EXERCISE BRIEF: Lines containing the word "React" are the ones to copy from the records below.

Records with drawing code:
______
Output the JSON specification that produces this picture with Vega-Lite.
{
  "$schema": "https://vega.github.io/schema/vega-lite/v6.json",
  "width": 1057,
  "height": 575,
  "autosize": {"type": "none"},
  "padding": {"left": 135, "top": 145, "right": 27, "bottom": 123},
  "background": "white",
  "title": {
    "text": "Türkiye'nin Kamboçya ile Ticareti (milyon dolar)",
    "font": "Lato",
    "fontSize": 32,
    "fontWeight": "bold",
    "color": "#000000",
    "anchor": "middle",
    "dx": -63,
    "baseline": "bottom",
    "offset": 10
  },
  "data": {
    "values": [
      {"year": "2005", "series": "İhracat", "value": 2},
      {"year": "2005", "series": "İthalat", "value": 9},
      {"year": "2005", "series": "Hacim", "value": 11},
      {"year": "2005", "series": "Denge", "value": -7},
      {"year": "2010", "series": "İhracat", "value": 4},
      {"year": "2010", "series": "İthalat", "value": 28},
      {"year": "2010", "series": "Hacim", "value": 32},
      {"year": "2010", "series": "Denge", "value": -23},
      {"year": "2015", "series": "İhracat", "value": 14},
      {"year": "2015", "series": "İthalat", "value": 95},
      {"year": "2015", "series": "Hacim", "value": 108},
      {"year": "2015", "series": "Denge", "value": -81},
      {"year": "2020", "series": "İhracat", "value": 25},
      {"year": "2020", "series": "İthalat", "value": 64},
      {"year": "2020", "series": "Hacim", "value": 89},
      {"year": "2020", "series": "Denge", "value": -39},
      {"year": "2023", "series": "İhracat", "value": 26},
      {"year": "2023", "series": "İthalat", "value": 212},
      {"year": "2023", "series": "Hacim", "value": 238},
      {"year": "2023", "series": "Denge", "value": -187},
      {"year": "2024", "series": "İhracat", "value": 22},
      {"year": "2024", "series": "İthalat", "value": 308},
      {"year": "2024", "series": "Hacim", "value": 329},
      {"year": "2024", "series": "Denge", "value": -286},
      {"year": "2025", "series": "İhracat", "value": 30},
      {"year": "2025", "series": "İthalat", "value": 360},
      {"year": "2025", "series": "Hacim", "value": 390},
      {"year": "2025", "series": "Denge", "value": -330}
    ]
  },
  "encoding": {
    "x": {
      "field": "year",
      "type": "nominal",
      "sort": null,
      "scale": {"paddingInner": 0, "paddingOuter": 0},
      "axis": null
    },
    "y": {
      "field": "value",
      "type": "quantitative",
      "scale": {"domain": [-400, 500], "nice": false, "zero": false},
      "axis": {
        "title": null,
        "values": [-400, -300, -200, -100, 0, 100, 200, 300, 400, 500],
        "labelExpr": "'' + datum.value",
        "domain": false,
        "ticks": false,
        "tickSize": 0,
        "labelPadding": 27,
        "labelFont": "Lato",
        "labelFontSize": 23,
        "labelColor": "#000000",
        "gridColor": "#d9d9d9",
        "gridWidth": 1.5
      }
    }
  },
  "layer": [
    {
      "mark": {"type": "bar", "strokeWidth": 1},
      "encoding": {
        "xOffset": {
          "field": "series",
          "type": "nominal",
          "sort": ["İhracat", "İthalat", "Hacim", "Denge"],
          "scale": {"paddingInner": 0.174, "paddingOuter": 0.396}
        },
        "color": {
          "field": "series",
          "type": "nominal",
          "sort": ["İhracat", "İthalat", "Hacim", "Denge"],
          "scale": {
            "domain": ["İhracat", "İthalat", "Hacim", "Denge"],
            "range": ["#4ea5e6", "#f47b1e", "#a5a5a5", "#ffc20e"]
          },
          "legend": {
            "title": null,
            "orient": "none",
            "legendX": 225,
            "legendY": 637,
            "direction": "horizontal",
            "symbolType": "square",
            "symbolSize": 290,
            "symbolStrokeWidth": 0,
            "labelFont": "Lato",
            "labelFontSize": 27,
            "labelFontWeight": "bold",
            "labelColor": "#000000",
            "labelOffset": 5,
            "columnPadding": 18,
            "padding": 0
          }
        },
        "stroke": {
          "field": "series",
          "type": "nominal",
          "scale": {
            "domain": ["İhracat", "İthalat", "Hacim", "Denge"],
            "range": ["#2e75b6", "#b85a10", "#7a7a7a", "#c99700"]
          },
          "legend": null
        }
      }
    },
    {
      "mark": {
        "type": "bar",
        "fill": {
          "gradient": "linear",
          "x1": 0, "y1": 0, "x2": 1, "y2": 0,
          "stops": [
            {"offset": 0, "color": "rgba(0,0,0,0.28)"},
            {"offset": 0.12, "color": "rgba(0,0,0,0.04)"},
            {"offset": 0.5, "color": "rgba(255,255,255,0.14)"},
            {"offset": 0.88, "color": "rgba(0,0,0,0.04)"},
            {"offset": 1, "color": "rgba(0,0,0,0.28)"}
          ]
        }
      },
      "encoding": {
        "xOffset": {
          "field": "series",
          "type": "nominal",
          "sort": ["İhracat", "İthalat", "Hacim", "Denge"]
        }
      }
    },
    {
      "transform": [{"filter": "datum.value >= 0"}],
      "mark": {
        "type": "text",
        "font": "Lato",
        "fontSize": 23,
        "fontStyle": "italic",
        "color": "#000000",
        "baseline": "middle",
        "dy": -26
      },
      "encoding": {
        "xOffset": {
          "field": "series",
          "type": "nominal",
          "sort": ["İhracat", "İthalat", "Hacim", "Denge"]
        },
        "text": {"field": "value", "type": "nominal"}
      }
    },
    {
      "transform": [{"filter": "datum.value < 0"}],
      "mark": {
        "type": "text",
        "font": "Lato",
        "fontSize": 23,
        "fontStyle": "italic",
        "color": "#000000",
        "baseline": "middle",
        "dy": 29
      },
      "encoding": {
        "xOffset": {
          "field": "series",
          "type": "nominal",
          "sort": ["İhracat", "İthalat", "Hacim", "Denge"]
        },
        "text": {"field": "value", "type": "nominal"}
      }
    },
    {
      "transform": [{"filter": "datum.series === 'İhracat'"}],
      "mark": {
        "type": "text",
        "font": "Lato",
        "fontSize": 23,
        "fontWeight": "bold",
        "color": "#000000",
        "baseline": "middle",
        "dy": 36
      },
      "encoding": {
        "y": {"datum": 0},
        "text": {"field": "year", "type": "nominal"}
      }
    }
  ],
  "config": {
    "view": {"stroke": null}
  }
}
______
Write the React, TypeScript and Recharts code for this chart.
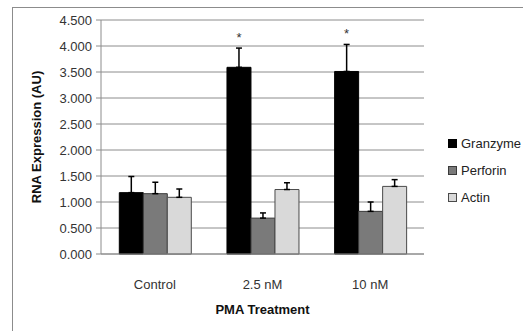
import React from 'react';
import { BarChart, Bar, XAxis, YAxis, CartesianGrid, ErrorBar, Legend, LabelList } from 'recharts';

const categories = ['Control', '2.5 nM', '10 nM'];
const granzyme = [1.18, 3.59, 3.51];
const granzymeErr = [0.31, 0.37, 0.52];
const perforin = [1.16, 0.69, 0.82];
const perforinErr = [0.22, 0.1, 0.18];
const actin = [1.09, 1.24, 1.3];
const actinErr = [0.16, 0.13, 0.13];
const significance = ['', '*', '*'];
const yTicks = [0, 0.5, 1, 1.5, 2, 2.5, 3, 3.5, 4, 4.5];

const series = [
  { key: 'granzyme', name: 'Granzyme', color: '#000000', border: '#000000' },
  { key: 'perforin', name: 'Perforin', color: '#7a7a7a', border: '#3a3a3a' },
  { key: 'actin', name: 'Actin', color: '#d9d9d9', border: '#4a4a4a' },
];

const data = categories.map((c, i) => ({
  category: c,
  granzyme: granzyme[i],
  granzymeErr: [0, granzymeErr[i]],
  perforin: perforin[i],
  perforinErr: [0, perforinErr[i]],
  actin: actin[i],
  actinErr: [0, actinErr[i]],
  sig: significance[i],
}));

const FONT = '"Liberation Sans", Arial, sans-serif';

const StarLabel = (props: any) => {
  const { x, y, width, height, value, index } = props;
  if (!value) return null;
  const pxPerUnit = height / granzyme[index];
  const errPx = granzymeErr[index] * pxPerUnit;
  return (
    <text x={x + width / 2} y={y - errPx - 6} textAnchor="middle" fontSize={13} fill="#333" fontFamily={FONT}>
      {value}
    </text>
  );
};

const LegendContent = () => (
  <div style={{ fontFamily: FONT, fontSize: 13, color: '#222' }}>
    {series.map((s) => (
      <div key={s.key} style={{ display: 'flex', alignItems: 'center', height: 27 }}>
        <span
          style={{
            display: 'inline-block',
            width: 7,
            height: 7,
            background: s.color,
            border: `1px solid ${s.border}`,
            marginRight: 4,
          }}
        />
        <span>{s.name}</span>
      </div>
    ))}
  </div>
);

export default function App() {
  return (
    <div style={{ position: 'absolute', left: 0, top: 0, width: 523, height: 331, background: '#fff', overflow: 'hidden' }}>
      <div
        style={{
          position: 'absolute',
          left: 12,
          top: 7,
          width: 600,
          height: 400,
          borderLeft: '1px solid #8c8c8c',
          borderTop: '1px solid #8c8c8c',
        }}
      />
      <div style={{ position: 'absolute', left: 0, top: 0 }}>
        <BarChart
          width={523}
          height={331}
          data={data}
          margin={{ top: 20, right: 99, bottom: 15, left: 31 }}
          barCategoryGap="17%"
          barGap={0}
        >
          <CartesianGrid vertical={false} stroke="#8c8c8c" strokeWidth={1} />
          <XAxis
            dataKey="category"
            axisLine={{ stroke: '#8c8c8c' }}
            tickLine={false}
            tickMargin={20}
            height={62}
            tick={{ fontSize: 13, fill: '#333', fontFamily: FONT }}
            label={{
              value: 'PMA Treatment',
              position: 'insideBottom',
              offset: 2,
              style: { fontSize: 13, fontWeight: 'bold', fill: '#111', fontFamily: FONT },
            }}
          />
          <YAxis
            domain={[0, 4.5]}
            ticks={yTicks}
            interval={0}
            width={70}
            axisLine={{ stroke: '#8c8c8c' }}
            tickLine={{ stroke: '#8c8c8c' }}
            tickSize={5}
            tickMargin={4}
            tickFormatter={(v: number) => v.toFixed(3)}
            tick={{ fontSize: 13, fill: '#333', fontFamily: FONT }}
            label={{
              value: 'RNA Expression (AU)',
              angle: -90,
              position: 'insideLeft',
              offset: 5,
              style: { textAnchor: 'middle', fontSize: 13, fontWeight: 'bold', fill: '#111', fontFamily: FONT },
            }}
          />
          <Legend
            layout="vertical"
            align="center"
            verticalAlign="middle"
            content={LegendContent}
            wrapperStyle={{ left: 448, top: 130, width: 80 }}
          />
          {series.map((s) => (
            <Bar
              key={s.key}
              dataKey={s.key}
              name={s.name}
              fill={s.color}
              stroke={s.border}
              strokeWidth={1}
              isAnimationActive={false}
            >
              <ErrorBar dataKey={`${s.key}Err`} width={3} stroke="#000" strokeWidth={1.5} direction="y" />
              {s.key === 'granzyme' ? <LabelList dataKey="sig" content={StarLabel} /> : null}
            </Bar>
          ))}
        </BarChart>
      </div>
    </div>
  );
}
______
ANSWER TO THE PROBLEM:
Write the React, TypeScript and Recharts code for this chart.
import React from 'react';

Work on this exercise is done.